Not yet. The first key to advent is that it is looking forward to the celebration of Christmas, but it isn't there yet. Instead, it is a time of identifying with the longing of Israel for their promised Messiah, of yearning for deliverance from oppression and suffering and injustice in a sin-scarred world. It is not time yet to sing "Joy to the World," but "O Come, O Come, Immanuel."
That kind of longing is something I can truly identify with. It is the agonized cry that came from the depths of my soul when I found out my daughter Naomi had died in my second trimester, and the other three babies who I lost in my first. It is what I have cried every time I have met a newly bereaved mother. It is what I have cried when we have lost dear friends and relatives to death. It is the longing for Heaven. How long, O Lord? I cry. And his answer comes, in a whisper, Not yet, child.
Someday. Advent is also an expression of faith that even in the suffering, God is good. This is what the people of Israel clung to in all of the centuries of exile, or oppression, or being led by evil kings. God keeps his promises. He is too good and loving to leave the world in the condition that it is in. Jesus came to take care of the problem of sin, and when he returns he will set up his kingdom where righteousness will reign. We can know with confidence that, in the end, God's will is good and is going to prevail. Someday.
Now. Advent is, ultimately, an expression of hope. Yes, some of that is hope for suffering and oppression to end with the coming of the Messiah. But if our hope is focused on our circumstances changing for the better, and staying that way, then we will eventually be disappointed, for Jesus has made it clear that "in this world you will have tribulation." We also end up disappointed because what God has in mind may be (often is!) drastically different than what we want to happen.
That is what happened after Jesus' first coming. He was not the conquering, military Messiah that most of the people expected. He did not change their political situation, and in their disappointment, they were blinded to the freedom that he did bring, from sin and fear and death. No, our ultimate hope has to be placed, not in a better "someday", but in the character and goodness of God. When we observe Advent, we are saying in the darkness that God is better, that he is worth clinging to with all that we have, even if our situation does not change.

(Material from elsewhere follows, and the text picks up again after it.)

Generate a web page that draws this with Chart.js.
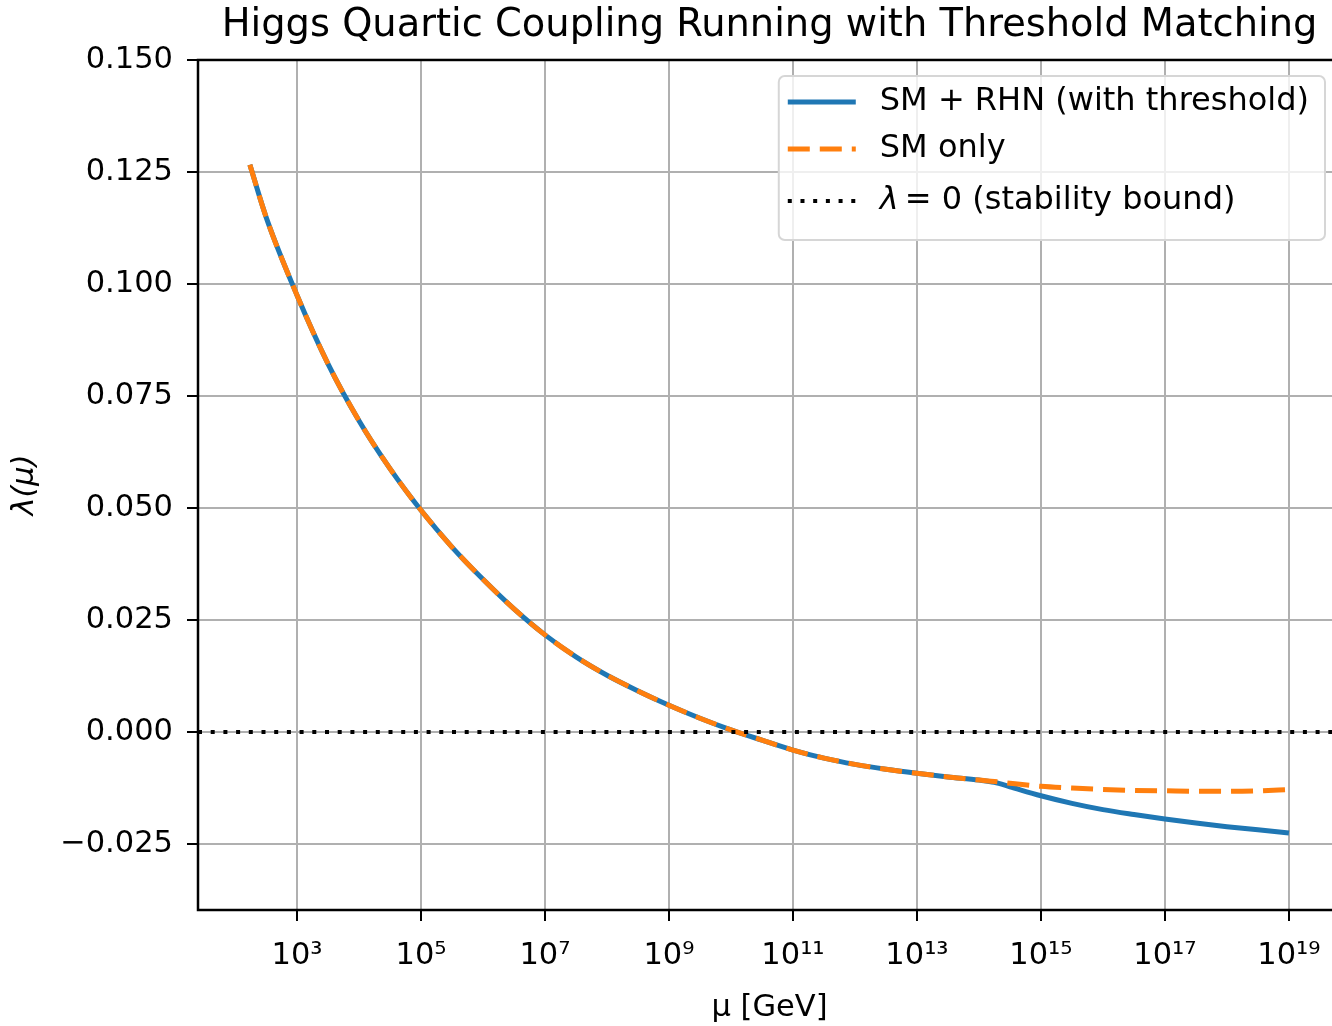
<!DOCTYPE html>
<html>
<head>
<meta charset="utf-8">
<script src="https://cdn.jsdelivr.net/npm/chart.js@4.4.1/dist/chart.umd.min.js"></script>
<style>
html, body { margin: 0; padding: 0; overflow: hidden; background: #fff; }
#wrap { position: relative; width: 1332px; height: 1026px; overflow: hidden; }
#chart { position: absolute; left: 0; top: 0; }
</style>
</head>
<body>
<div id="wrap"><canvas id="chart" width="1360" height="1026"></canvas></div>
<script>
// log10(mu / GeV) sample points
var logMu = [2.24, 2.5, 3.0, 3.5, 4.0, 4.5, 5.0, 5.5, 6.0, 6.5, 7.0, 7.5, 8.0, 8.5, 9.0, 9.5,
	10.0, 10.5, 11.0, 11.5, 12.0, 12.5, 13.0, 13.5, 14.0, 14.25, 14.5, 15.0, 15.5, 16.0,
	16.5, 17.0, 17.5, 18.0, 18.5, 19.0];
// SM + RHN (with threshold)
var lamRHN = [0.1266, 0.1150, 0.0975, 0.0822, 0.0695, 0.0588, 0.0495, 0.0413, 0.0341, 0.0275,
	0.0217, 0.0168, 0.0127, 0.0092, 0.0060, 0.0031, 0.0005, -0.0018, -0.0040, -0.0058,
	-0.0072, -0.0083, -0.0092, -0.0100, -0.0107, -0.0112, -0.0122, -0.0142, -0.0159, -0.0173,
	-0.0184, -0.0194, -0.0203, -0.0211, -0.0218, -0.0225];
// SM only
var lamSM = [0.1266, 0.1150, 0.0975, 0.0822, 0.0695, 0.0588, 0.0495, 0.0413, 0.0341, 0.0275,
	0.0217, 0.0168, 0.0127, 0.0092, 0.0060, 0.0031, 0.0005, -0.0018, -0.0040, -0.0058,
	-0.0072, -0.0083, -0.0092, -0.0100, -0.0107, -0.0110, -0.0114, -0.0121, -0.0125, -0.0128,
	-0.0130, -0.0131, -0.0132, -0.0132, -0.0131, -0.0128];

var xTickExp = [3, 5, 7, 9, 11, 13, 15, 17, 19];
var yTicks = [-0.025, 0, 0.025, 0.05, 0.075, 0.1, 0.125, 0.15];
var xLimExp = [1.403, 19.84];
var yLim = [-0.0397, 0.150];

var FONT = '"DejaVu Sans", sans-serif';
var SUP = {'0':'\u2070','1':'\u00b9','2':'\u00b2','3':'\u00b3','4':'\u2074','5':'\u2075','6':'\u2076','7':'\u2077','8':'\u2078','9':'\u2079'};

function pts(arr){
	return arr.map(function(v, i){ return {x: Math.pow(10, logMu[i]), y: v}; });
}
function sup(n){
	return String(n).split('').map(function(c){ return SUP[c]; }).join('');
}

var framePlugin = {
	id: 'frame',
	afterDatasetsDraw: function(chart){
		var a = chart.chartArea, c = chart.ctx;
		c.save();
		c.strokeStyle = '#000';
		c.lineWidth = 2.5;
		c.strokeRect(a.left, a.top, a.right - a.left, a.bottom - a.top);
		c.restore();
	}
};

var legendPlugin = {
	id: 'boxLegend',
	afterDatasetsDraw: function(chart){
		var a = chart.chartArea, c = chart.ctx;
		var sets = chart.data.datasets;
		var fs = '32px ';
		c.save();
		c.font = fs + FONT;
		var w = 0;
		sets.forEach(function(d){ w = Math.max(w, c.measureText(d.label).width); });
		var right = a.right - 16, top = a.top + 16;
		var width = 9 + 68 + 24 + w + 16, height = 164;
		var left = right - width;
		c.beginPath();
		c.roundRect(left, top, width, height, 6);
		c.fillStyle = 'rgba(255,255,255,0.8)';
		c.fill();
		c.lineWidth = 2;
		c.strokeStyle = '#d6d6d6';
		c.stroke();
		var rows = [26, 73, 125];
		sets.forEach(function(d, i){
			var y = top + rows[i];
			c.beginPath();
			c.setLineDash(d.borderDash || []);
			c.strokeStyle = d.borderColor;
			c.lineWidth = d.borderWidth;
			c.moveTo(left + 9, y);
			c.lineTo(left + 77, y);
			c.stroke();
			c.setLineDash([]);
			c.fillStyle = '#000';
			c.textBaseline = 'middle';
			c.textAlign = 'left';
			var tx = left + 101;
			if (d.label.charAt(0) === '\u03bb') {
				c.font = 'italic ' + fs + FONT;
				c.fillText('\u03bb', tx, y);
				tx += c.measureText('\u03bb').width + 6;
				c.font = fs + FONT;
				c.fillText(d.label.slice(1).trim(), tx, y);
			} else {
				c.fillText(d.label, tx, y);
			}
		});
		c.restore();
	}
};

var ctx = document.getElementById('chart').getContext('2d');
var chart = new Chart(ctx, {
	type: 'line',
	data: {
		datasets: [{
			label: 'SM + RHN (with threshold)',
			data: pts(lamRHN),
			borderColor: '#1f77b4',
			borderWidth: 5,
			pointRadius: 0,
			cubicInterpolationMode: 'monotone',
			borderJoinStyle: 'round',
			fill: false,
			order: 3
		}, {
			label: 'SM only',
			data: pts(lamSM),
			borderColor: '#ff7f0e',
			borderWidth: 5,
			borderDash: [22, 10],
			pointRadius: 0,
			cubicInterpolationMode: 'monotone',
			borderJoinStyle: 'round',
			fill: false,
			order: 2
		}, {
			label: '\u03bb = 0 (stability bound)',
			data: [{x: Math.pow(10, xLimExp[0]), y: 0}, {x: Math.pow(10, xLimExp[1]), y: 0}],
			borderColor: '#000',
			borderWidth: 4,
			borderDash: [4, 8.7],
			pointRadius: 0,
			fill: false,
			order: 1
		}]
	},
	options: {
		responsive: false,
		animation: false,
		devicePixelRatio: 1,
		layout: { padding: { left: 0, right: 19, top: 0, bottom: 0 } },
		plugins: {
			legend: { display: false },
			tooltip: { enabled: false },
			title: {
				display: true,
				fullSize: false,
				text: 'Higgs Quartic Coupling Running with Threshold Matching',
				color: '#000',
				font: { family: FONT, size: 38.4, weight: 'normal', lineHeight: 1.2 },
				padding: { top: 3, bottom: 10.9 }
			}
		},
		scales: {
			x: {
				type: 'logarithmic',
				min: Math.pow(10, xLimExp[0]),
				max: Math.pow(10, xLimExp[1]),
				afterBuildTicks: function(s){
					s.ticks = xTickExp.map(function(e){ return {value: Math.pow(10, e)}; });
				},
				afterFit: function(s){ s.height = 116; },
				ticks: {
					callback: function(v){ return '10' + sup(Math.round(Math.log10(v))); },
					font: { family: FONT, size: 30.5 },
					color: '#000',
					padding: 17,
					maxRotation: 0,
					autoSkip: false
				},
				grid: { color: '#b0b0b0', lineWidth: 2, tickLength: 11, tickColor: '#000', tickWidth: 2 },
				border: { display: false },
				title: {
					display: true,
					text: '\u03bc [GeV]',
					color: '#000',
					font: { family: FONT, size: 30.5, lineHeight: 1.0 },
					padding: { top: 0, bottom: 2.5 }
				}
			},
			y: {
				type: 'linear',
				min: yLim[0],
				max: yLim[1],
				afterBuildTicks: function(s){
					s.ticks = yTicks.map(function(v){ return {value: v}; });
				},
				afterFit: function(s){ s.width = 198; },
				ticks: {
					callback: function(v){ return v.toFixed(3).replace('-', '\u2212'); },
					font: { family: FONT, size: 30.5 },
					color: '#000',
					padding: 14
				},
				grid: { color: '#b0b0b0', lineWidth: 2, tickLength: 11, tickColor: '#000', tickWidth: 2 },
				border: { display: false },
				title: {
					display: true,
					text: '\u03bb(\u03bc)',
					color: '#000',
					font: { family: FONT, size: 30.5, style: 'italic', lineHeight: 1.2 },
					padding: { top: 7, bottom: 0 }
				}
			}
		}
	},
	plugins: [framePlugin, legendPlugin]
});
</script>
</body>
</html>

This is the path to peace in the holidays that Advent now brings to my heart. I know that Christmas is not yet, and neither is our deliverance from the effects of sin in this world. Because half of my family is in Heaven, I can relate to the anguished cries of the children of Israel over the centuries of waiting. When I light candles, whether my advent wreath or other random candles around my home, it reminds me of our longing to have light invade our world because it is so dark. And it reassures me that it is okay to feel more solemn than joyful right now, while we live in the reality of the not yet.
I know that Christmas is someday. It is coming. The squares on the Advent calendar remind me that God kept his promise over 2000 years ago. He is good. He is faithful. He is love. Even when losing my babies undermined my faith and threatened everything I had ever believed in, He remained true to his own character. He doesn't change. And just as he kept his promise in the first coming, he will keep his promise to return. I will see my children, but more than that, I will see him, face to face. Someday.
I know that I can experience the hope of Christmas now. Losing four of the babies I carried in my womb made me realize that nothing on this earth is certain or under my control. But rather than letting that make me fearful and insecure, I am learning (finally!) to trust in the only one who is certain and in control. That is God himself. The hope of Christmas turned out to be not a solution, but a Savior, a person - God in the flesh, "God with us". And in the Advent season, I want to be deliberate in choosing songs to listen to and Scriptures to meditate on that reflect the wonder of that truth, setting my focus on him above the frenzy of the world. Now.
Living like this in the season of Advent gradually prepares my heart for Christmas so that when it comes, I can better embrace the joy and love and peace that the birth of Jesus brings. Not because I'm ignoring the pain in my spirit, but because that pain has reminded me of why Christmas was necessary, and why we need an annual reminder of the moment when light invaded the darkness, when God showed Himself faithful, and when he took residence with us. Because in our not yet, and our someday, and our now, we need a Savior.
And preparing our hearts to meet him is what Advent is all about.